5

Infrastructure

GitHub: Repos, Commits & PRs

Save your code, track changes, and collaborate — a complete beginner's walkthrough

GitHub is where developers store and manage their code. It's like Google Drive, but specifically designed for code — it tracks every change you make, lets you undo mistakes, and makes it easy to collaborate with others (or with AI tools like Claude Code). If you're writing code of any kind, GitHub is essential.

Why do I need this?

  • Version history — every change you make is saved. You can go back to any previous version at any time.
  • Backup — your code lives in the cloud, not just on your computer. Laptop dies? Your code is safe.
  • Deployment — services like Vercel (Guide #7) deploy directly from GitHub. Push your code → your site updates.
  • AI tools love it — Claude Code and other AI coding tools work best when your project is a Git repository.

Key vocabulary

Git and GitHub have their own language. Here are the words you'll see constantly:

  • Git — the version control software that runs on your computer. It tracks changes to files.
  • GitHub — a website that stores your Git projects online and adds collaboration features.
  • Repository (repo) — a project folder tracked by Git. Every project gets its own repo.
  • Commit — a saved snapshot of your project at a specific moment. Like a save point in a video game.
  • Push — upload your local commits to GitHub.
  • Pull — download the latest changes from GitHub to your computer.
  • Branch — a parallel version of your project for testing changes without affecting the main version.
  • Pull Request (PR) — a proposal to merge changes from one branch into another. This is where code review happens.

Step 1: Install Git

  • Mac: Open Terminal (Cmd + Space, type "Terminal"). Type git --version. If Git isn't installed, your Mac will offer to install it. Click "Install."
  • Windows: Go to git-scm.com and download the installer. Run it with the default settings. This also installs "Git Bash," a terminal app you can use for Git commands.
  • Verify it works: open your terminal and type git --version — you should see a version number.
Claude Code can do this for you
You can ask Claude Code to handle all of the Git commands for you. Say "commit my changes" or "create a new branch called feature-login" — Claude runs the right commands automatically.
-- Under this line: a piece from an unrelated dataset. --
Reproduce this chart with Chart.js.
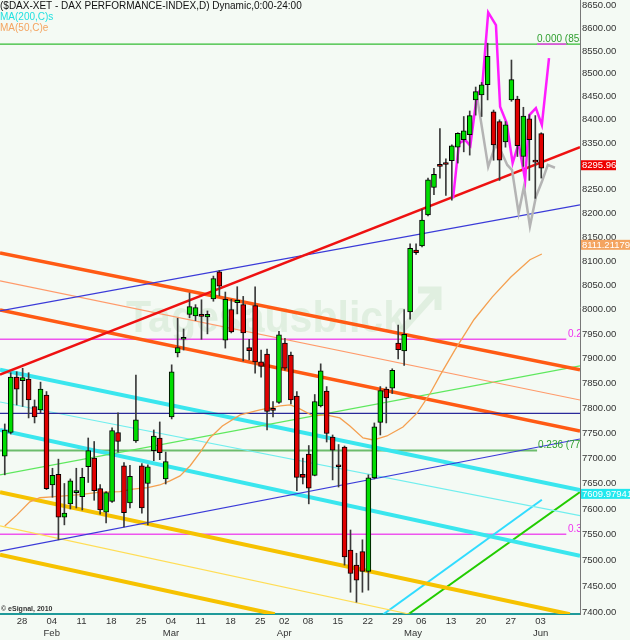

Step 2: Create a GitHub account

  • Go to github.com and sign up (free)
  • Pick a username — this becomes part of your profile URL (github.com/yourusername)
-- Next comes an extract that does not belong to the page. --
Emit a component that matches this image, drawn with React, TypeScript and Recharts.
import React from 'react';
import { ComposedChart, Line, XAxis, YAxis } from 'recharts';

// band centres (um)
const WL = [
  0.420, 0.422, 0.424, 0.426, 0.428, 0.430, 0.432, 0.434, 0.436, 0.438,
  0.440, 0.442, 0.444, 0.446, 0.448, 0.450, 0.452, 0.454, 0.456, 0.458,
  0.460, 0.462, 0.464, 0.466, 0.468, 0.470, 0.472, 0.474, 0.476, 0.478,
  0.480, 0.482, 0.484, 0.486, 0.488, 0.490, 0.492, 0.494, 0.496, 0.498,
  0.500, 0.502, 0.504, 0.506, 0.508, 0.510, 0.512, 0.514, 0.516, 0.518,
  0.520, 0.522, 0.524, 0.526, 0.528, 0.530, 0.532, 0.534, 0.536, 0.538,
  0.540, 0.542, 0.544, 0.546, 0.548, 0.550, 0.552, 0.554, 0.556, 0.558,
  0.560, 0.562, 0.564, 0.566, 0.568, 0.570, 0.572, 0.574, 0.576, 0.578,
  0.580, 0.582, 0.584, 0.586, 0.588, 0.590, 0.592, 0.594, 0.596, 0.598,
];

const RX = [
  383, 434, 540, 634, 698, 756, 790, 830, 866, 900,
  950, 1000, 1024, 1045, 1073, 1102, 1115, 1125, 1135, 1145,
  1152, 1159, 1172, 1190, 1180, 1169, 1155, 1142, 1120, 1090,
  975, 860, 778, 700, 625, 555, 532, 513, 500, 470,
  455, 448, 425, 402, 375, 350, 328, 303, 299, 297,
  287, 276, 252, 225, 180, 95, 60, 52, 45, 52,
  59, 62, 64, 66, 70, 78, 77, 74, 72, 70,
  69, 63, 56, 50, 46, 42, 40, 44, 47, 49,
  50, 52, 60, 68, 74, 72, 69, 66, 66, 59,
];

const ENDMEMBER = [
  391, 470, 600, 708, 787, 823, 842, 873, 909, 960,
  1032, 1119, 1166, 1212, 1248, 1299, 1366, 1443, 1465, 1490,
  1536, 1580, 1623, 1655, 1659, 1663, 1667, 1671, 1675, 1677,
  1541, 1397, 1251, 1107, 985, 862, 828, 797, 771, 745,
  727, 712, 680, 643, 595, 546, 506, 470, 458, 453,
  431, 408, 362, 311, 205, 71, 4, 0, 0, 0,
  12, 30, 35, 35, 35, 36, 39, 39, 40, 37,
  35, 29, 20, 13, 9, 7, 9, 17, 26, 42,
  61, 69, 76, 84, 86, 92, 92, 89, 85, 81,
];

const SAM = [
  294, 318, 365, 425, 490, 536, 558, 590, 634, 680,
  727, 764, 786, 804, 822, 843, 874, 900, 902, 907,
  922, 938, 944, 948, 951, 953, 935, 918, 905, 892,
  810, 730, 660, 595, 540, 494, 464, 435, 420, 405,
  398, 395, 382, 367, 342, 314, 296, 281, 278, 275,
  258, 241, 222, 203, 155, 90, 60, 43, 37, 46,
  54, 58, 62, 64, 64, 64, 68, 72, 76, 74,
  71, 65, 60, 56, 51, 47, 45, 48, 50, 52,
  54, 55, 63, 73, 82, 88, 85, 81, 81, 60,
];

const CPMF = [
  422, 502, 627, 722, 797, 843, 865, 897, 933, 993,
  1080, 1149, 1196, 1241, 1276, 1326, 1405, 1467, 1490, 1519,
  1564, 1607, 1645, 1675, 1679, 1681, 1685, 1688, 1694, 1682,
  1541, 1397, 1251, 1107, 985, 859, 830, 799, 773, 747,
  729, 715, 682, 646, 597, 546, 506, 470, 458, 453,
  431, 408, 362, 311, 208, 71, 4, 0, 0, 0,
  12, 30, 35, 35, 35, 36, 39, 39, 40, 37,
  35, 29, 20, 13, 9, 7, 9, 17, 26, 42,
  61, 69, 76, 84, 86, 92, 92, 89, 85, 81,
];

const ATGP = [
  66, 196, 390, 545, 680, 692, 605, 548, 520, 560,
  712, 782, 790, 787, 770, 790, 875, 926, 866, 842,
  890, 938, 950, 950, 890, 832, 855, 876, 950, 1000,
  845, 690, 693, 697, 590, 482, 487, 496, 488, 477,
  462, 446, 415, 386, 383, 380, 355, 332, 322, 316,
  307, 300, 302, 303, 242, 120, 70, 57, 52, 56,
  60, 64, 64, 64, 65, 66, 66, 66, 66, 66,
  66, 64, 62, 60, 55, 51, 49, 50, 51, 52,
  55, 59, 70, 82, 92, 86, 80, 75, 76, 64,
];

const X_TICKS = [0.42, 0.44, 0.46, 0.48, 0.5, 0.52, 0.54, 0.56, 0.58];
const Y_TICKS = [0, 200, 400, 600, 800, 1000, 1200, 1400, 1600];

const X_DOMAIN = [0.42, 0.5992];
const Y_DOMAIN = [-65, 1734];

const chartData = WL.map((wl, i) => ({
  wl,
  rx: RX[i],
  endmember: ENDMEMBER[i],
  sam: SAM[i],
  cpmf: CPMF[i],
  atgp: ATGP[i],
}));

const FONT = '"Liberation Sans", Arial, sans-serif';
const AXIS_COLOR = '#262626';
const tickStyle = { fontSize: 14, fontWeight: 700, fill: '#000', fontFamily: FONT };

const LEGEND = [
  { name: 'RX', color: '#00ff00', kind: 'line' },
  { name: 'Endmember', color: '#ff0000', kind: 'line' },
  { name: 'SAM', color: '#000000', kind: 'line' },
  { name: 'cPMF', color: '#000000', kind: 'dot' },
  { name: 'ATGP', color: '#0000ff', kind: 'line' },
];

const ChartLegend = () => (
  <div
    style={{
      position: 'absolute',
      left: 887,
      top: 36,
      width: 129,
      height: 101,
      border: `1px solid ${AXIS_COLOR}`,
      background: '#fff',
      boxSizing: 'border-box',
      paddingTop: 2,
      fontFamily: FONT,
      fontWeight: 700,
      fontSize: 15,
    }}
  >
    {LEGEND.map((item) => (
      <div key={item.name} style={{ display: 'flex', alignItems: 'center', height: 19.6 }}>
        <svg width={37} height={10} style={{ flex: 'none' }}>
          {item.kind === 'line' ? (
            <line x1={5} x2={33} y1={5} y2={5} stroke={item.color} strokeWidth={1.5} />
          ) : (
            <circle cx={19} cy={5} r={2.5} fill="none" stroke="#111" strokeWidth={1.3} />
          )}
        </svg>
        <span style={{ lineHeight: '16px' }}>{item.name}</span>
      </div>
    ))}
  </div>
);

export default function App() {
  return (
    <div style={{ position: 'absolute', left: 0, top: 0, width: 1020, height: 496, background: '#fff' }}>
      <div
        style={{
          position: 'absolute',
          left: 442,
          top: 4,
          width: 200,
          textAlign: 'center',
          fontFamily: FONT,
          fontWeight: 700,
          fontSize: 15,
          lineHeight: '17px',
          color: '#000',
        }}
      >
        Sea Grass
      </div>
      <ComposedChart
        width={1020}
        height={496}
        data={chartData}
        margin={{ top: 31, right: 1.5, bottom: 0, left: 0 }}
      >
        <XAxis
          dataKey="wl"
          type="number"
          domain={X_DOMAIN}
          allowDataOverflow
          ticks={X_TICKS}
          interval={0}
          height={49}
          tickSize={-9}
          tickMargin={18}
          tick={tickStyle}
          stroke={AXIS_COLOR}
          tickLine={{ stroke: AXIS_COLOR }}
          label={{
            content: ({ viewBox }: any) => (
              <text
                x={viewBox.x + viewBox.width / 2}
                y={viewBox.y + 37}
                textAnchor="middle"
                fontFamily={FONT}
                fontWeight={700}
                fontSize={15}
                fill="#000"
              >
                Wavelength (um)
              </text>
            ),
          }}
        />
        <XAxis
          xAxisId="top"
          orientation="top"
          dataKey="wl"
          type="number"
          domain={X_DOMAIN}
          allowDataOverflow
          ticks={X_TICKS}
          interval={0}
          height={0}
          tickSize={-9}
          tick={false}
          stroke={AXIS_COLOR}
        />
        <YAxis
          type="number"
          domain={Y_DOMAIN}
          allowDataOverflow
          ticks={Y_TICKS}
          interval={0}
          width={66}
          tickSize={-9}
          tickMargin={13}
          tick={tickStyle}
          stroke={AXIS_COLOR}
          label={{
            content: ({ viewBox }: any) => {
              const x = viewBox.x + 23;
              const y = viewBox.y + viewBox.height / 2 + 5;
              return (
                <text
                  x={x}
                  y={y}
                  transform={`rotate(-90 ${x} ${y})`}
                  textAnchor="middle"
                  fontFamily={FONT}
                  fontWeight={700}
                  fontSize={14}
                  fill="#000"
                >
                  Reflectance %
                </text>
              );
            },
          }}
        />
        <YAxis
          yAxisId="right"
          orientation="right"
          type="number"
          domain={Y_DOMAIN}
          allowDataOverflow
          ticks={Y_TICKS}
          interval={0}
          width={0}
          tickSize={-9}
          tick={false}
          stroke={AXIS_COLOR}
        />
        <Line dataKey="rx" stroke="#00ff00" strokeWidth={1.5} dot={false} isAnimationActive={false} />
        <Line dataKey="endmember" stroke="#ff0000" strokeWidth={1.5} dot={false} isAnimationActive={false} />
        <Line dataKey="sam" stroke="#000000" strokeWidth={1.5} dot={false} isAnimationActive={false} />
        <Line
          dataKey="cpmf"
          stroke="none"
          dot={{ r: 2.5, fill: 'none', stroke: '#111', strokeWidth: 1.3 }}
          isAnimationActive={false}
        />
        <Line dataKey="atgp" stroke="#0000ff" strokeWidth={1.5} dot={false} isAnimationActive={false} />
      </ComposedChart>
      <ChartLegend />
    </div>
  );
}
Step 3: Configure Git on your computer

Tell Git who you are (this info appears on your commits):

  • Open your terminal
  • Type: git config --global user.name "Your Name"
  • Type: git config --global user.email "you@email.com"
  • Use the same email you signed up to GitHub with

Step 4: Create your first repo and push code

  • On GitHub, click the + button (top-right) → "New repository"
  • Name it something like my-first-project
  • Check "Add a README file" and click "Create repository"
  • Click the green "Code" button and copy the HTTPS URL
  • In your terminal: git clone [paste the URL] — this downloads the repo to your computer
  • cd my-first-project — enter the folder
  • Make a change — edit README.md or create a new file
  • git add . — stage all changes
  • git commit -m "my first commit" — save the snapshot
  • git push — upload to GitHub
  • Refresh the GitHub page — your changes are there!
If GitHub asks for authentication when you push, it will walk you through setting up a token or SSH key. Follow the prompts — this is a one-time setup.
Claude Code can do this for you
In Claude Code, you can skip all of these commands. Just say "push my changes to GitHub" or "create a new repo for this project" and Claude handles the rest, including writing a commit message for you.

The .gitignore file

Some files should never be uploaded to GitHub — things like passwords, API keys, and large auto-generated folders. A .gitignore file tells Git what to skip.

  • Create a file called .gitignore in your project's root folder
  • Add one entry per line for things Git should ignore:
  • node_modules/ — the giant folder of installed packages (can be re-downloaded)
  • .env — environment variables (often contain secrets)
  • .DS_Store — Mac system files (nobody needs these)
Never push API keys, passwords, or secret tokens to GitHub. Even in private repos, it's a bad habit. Use a .env file locally and add it to .gitignore.
Try this now

Follow Steps 1–4 above end to end. Create a repo, clone it, add a file, commit, and push. It takes about 10 minutes and you'll have version-controlled code on GitHub. From here, you can deploy it on Vercel (Guide #7) or start using Claude Code with it (Guide #3).